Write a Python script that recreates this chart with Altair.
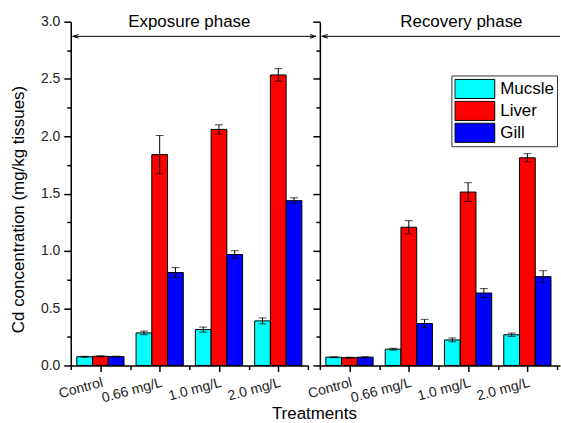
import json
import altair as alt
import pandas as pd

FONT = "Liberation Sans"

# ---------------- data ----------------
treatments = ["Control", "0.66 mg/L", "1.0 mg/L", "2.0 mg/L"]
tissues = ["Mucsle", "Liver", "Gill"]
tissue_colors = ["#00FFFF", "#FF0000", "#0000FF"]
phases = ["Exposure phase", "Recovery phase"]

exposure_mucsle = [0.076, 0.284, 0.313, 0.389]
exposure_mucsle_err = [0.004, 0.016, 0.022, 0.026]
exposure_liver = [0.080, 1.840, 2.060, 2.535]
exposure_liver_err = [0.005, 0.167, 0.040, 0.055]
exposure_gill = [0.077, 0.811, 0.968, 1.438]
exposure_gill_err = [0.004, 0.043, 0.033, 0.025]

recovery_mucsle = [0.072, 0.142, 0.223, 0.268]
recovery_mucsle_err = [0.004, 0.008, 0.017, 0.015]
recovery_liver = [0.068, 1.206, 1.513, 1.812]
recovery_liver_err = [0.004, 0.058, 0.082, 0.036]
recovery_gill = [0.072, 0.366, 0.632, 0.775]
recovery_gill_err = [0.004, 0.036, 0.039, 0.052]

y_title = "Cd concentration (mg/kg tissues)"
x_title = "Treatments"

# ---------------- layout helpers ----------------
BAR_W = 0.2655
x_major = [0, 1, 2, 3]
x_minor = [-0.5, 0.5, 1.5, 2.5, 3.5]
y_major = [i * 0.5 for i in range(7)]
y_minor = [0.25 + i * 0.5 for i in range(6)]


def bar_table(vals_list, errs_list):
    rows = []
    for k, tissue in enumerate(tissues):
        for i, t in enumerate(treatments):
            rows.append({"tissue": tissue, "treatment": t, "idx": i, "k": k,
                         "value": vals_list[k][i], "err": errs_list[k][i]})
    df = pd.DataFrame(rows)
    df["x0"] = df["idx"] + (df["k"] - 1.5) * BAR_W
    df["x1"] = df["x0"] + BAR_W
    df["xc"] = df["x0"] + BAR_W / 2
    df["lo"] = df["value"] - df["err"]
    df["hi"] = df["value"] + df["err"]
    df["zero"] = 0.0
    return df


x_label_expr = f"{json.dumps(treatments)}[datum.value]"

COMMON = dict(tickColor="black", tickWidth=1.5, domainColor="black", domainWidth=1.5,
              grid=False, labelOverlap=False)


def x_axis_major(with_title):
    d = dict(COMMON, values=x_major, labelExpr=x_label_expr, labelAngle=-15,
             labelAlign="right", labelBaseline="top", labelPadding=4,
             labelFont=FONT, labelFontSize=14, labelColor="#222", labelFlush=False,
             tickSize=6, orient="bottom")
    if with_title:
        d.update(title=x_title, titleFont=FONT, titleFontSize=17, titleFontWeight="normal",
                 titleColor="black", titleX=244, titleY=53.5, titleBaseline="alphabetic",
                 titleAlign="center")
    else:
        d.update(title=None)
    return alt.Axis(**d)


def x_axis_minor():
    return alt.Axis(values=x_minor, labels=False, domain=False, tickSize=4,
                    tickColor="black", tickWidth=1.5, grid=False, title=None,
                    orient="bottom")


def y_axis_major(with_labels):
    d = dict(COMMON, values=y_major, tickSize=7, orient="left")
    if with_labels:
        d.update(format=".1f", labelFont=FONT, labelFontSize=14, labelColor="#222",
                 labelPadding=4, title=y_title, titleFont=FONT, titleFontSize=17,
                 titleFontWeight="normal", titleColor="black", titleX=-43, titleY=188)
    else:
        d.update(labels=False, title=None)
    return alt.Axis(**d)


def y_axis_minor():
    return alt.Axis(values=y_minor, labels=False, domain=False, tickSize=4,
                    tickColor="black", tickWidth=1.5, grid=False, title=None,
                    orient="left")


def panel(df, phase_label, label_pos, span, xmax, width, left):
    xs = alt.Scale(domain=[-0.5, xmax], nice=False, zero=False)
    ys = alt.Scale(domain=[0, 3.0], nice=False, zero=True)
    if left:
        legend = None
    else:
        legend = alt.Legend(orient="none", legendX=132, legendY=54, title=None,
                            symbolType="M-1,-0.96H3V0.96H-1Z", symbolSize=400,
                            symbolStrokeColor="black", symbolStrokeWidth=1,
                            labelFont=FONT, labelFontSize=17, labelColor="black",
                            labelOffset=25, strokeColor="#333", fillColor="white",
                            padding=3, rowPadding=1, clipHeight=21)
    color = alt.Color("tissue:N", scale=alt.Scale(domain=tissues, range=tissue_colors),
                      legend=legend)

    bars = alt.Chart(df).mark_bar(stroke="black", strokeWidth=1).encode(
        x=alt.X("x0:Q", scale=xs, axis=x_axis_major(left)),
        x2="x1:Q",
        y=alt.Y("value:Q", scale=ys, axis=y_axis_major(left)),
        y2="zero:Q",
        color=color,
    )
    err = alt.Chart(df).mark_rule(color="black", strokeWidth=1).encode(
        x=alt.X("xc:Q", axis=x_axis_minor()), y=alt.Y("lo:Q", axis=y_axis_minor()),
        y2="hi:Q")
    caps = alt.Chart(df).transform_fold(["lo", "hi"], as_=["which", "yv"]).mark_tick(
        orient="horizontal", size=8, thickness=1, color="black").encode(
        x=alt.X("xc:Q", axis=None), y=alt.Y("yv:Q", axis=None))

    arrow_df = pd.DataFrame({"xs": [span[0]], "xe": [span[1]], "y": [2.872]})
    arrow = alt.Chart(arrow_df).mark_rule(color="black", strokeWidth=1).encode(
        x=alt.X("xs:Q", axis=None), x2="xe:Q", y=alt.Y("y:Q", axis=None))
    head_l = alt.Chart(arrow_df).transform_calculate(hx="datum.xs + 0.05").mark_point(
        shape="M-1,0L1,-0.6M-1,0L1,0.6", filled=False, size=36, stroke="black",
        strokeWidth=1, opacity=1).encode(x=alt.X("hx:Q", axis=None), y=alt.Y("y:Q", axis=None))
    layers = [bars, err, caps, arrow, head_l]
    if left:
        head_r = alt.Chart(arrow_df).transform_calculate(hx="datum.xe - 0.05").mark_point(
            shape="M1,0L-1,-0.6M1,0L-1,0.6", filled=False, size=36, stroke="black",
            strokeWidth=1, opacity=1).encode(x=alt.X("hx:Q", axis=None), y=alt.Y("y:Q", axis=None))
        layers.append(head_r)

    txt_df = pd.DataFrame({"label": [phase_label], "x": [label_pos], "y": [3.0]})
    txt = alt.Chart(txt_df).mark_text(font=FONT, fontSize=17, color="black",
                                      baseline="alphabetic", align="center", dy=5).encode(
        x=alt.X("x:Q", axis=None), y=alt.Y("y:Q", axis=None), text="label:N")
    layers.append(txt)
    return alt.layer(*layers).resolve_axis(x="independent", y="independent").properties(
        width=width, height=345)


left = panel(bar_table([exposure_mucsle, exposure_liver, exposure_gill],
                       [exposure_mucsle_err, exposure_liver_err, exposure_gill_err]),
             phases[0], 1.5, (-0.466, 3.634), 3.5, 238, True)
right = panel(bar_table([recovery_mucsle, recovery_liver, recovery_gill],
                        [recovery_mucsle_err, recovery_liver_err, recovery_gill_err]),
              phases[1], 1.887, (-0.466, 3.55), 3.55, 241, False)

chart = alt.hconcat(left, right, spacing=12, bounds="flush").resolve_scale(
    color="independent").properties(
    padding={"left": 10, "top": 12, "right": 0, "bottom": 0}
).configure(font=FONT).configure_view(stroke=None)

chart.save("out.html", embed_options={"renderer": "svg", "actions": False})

◆ Task to complete: Copy every line above word for word and exclude the pictures.

◆ Exercise answer:
Write a Python script that recreates this chart with Altair.
import json
import altair as alt
import pandas as pd

FONT = "Liberation Sans"

# ---------------- data ----------------
treatments = ["Control", "0.66 mg/L", "1.0 mg/L", "2.0 mg/L"]
tissues = ["Mucsle", "Liver", "Gill"]
tissue_colors = ["#00FFFF", "#FF0000", "#0000FF"]
phases = ["Exposure phase", "Recovery phase"]

exposure_mucsle = [0.076, 0.284, 0.313, 0.389]
exposure_mucsle_err = [0.004, 0.016, 0.022, 0.026]
exposure_liver = [0.080, 1.840, 2.060, 2.535]
exposure_liver_err = [0.005, 0.167, 0.040, 0.055]
exposure_gill = [0.077, 0.811, 0.968, 1.438]
exposure_gill_err = [0.004, 0.043, 0.033, 0.025]

recovery_mucsle = [0.072, 0.142, 0.223, 0.268]
recovery_mucsle_err = [0.004, 0.008, 0.017, 0.015]
recovery_liver = [0.068, 1.206, 1.513, 1.812]
recovery_liver_err = [0.004, 0.058, 0.082, 0.036]
recovery_gill = [0.072, 0.366, 0.632, 0.775]
recovery_gill_err = [0.004, 0.036, 0.039, 0.052]

y_title = "Cd concentration (mg/kg tissues)"
x_title = "Treatments"

# ---------------- layout helpers ----------------
BAR_W = 0.2655
x_major = [0, 1, 2, 3]
x_minor = [-0.5, 0.5, 1.5, 2.5, 3.5]
y_major = [i * 0.5 for i in range(7)]
y_minor = [0.25 + i * 0.5 for i in range(6)]


def bar_table(vals_list, errs_list):
    rows = []
    for k, tissue in enumerate(tissues):
        for i, t in enumerate(treatments):
            rows.append({"tissue": tissue, "treatment": t, "idx": i, "k": k,
                         "value": vals_list[k][i], "err": errs_list[k][i]})
    df = pd.DataFrame(rows)
    df["x0"] = df["idx"] + (df["k"] - 1.5) * BAR_W
    df["x1"] = df["x0"] + BAR_W
    df["xc"] = df["x0"] + BAR_W / 2
    df["lo"] = df["value"] - df["err"]
    df["hi"] = df["value"] + df["err"]
    df["zero"] = 0.0
    return df


x_label_expr = f"{json.dumps(treatments)}[datum.value]"

COMMON = dict(tickColor="black", tickWidth=1.5, domainColor="black", domainWidth=1.5,
              grid=False, labelOverlap=False)


def x_axis_major(with_title):
    d = dict(COMMON, values=x_major, labelExpr=x_label_expr, labelAngle=-15,
             labelAlign="right", labelBaseline="top", labelPadding=4,
             labelFont=FONT, labelFontSize=14, labelColor="#222", labelFlush=False,
             tickSize=6, orient="bottom")
    if with_title:
        d.update(title=x_title, titleFont=FONT, titleFontSize=17, titleFontWeight="normal",
                 titleColor="black", titleX=244, titleY=53.5, titleBaseline="alphabetic",
                 titleAlign="center")
    else:
        d.update(title=None)
    return alt.Axis(**d)


def x_axis_minor():
    return alt.Axis(values=x_minor, labels=False, domain=False, tickSize=4,
                    tickColor="black", tickWidth=1.5, grid=False, title=None,
                    orient="bottom")


def y_axis_major(with_labels):
    d = dict(COMMON, values=y_major, tickSize=7, orient="left")
    if with_labels:
        d.update(format=".1f", labelFont=FONT, labelFontSize=14, labelColor="#222",
                 labelPadding=4, title=y_title, titleFont=FONT, titleFontSize=17,
                 titleFontWeight="normal", titleColor="black", titleX=-43, titleY=188)
    else:
        d.update(labels=False, title=None)
    return alt.Axis(**d)


def y_axis_minor():
    return alt.Axis(values=y_minor, labels=False, domain=False, tickSize=4,
                    tickColor="black", tickWidth=1.5, grid=False, title=None,
                    orient="left")


def panel(df, phase_label, label_pos, span, xmax, width, left):
    xs = alt.Scale(domain=[-0.5, xmax], nice=False, zero=False)
    ys = alt.Scale(domain=[0, 3.0], nice=False, zero=True)
    if left:
        legend = None
    else:
        legend = alt.Legend(orient="none", legendX=132, legendY=54, title=None,
                            symbolType="M-1,-0.96H3V0.96H-1Z", symbolSize=400,
                            symbolStrokeColor="black", symbolStrokeWidth=1,
                            labelFont=FONT, labelFontSize=17, labelColor="black",
                            labelOffset=25, strokeColor="#333", fillColor="white",
                            padding=3, rowPadding=1, clipHeight=21)
    color = alt.Color("tissue:N", scale=alt.Scale(domain=tissues, range=tissue_colors),
                      legend=legend)

    bars = alt.Chart(df).mark_bar(stroke="black", strokeWidth=1).encode(
        x=alt.X("x0:Q", scale=xs, axis=x_axis_major(left)),
        x2="x1:Q",
        y=alt.Y("value:Q", scale=ys, axis=y_axis_major(left)),
        y2="zero:Q",
        color=color,
    )
    err = alt.Chart(df).mark_rule(color="black", strokeWidth=1).encode(
        x=alt.X("xc:Q", axis=x_axis_minor()), y=alt.Y("lo:Q", axis=y_axis_minor()),
        y2="hi:Q")
    caps = alt.Chart(df).transform_fold(["lo", "hi"], as_=["which", "yv"]).mark_tick(
        orient="horizontal", size=8, thickness=1, color="black").encode(
        x=alt.X("xc:Q", axis=None), y=alt.Y("yv:Q", axis=None))

    arrow_df = pd.DataFrame({"xs": [span[0]], "xe": [span[1]], "y": [2.872]})
    arrow = alt.Chart(arrow_df).mark_rule(color="black", strokeWidth=1).encode(
        x=alt.X("xs:Q", axis=None), x2="xe:Q", y=alt.Y("y:Q", axis=None))
    head_l = alt.Chart(arrow_df).transform_calculate(hx="datum.xs + 0.05").mark_point(
        shape="M-1,0L1,-0.6M-1,0L1,0.6", filled=False, size=36, stroke="black",
        strokeWidth=1, opacity=1).encode(x=alt.X("hx:Q", axis=None), y=alt.Y("y:Q", axis=None))
    layers = [bars, err, caps, arrow, head_l]
    if left:
        head_r = alt.Chart(arrow_df).transform_calculate(hx="datum.xe - 0.05").mark_point(
            shape="M1,0L-1,-0.6M1,0L-1,0.6", filled=False, size=36, stroke="black",
            strokeWidth=1, opacity=1).encode(x=alt.X("hx:Q", axis=None), y=alt.Y("y:Q", axis=None))
        layers.append(head_r)

    txt_df = pd.DataFrame({"label": [phase_label], "x": [label_pos], "y": [3.0]})
    txt = alt.Chart(txt_df).mark_text(font=FONT, fontSize=17, color="black",
                                      baseline="alphabetic", align="center", dy=5).encode(
        x=alt.X("x:Q", axis=None), y=alt.Y("y:Q", axis=None), text="label:N")
    layers.append(txt)
    return alt.layer(*layers).resolve_axis(x="independent", y="independent").properties(
        width=width, height=345)


left = panel(bar_table([exposure_mucsle, exposure_liver, exposure_gill],
                       [exposure_mucsle_err, exposure_liver_err, exposure_gill_err]),
             phases[0], 1.5, (-0.466, 3.634), 3.5, 238, True)
right = panel(bar_table([recovery_mucsle, recovery_liver, recovery_gill],
                        [recovery_mucsle_err, recovery_liver_err, recovery_gill_err]),
              phases[1], 1.887, (-0.466, 3.55), 3.55, 241, False)

chart = alt.hconcat(left, right, spacing=12, bounds="flush").resolve_scale(
    color="independent").properties(
    padding={"left": 10, "top": 12, "right": 0, "bottom": 0}
).configure(font=FONT).configure_view(stroke=None)

chart.save("out.html", embed_options={"renderer": "svg", "actions": False})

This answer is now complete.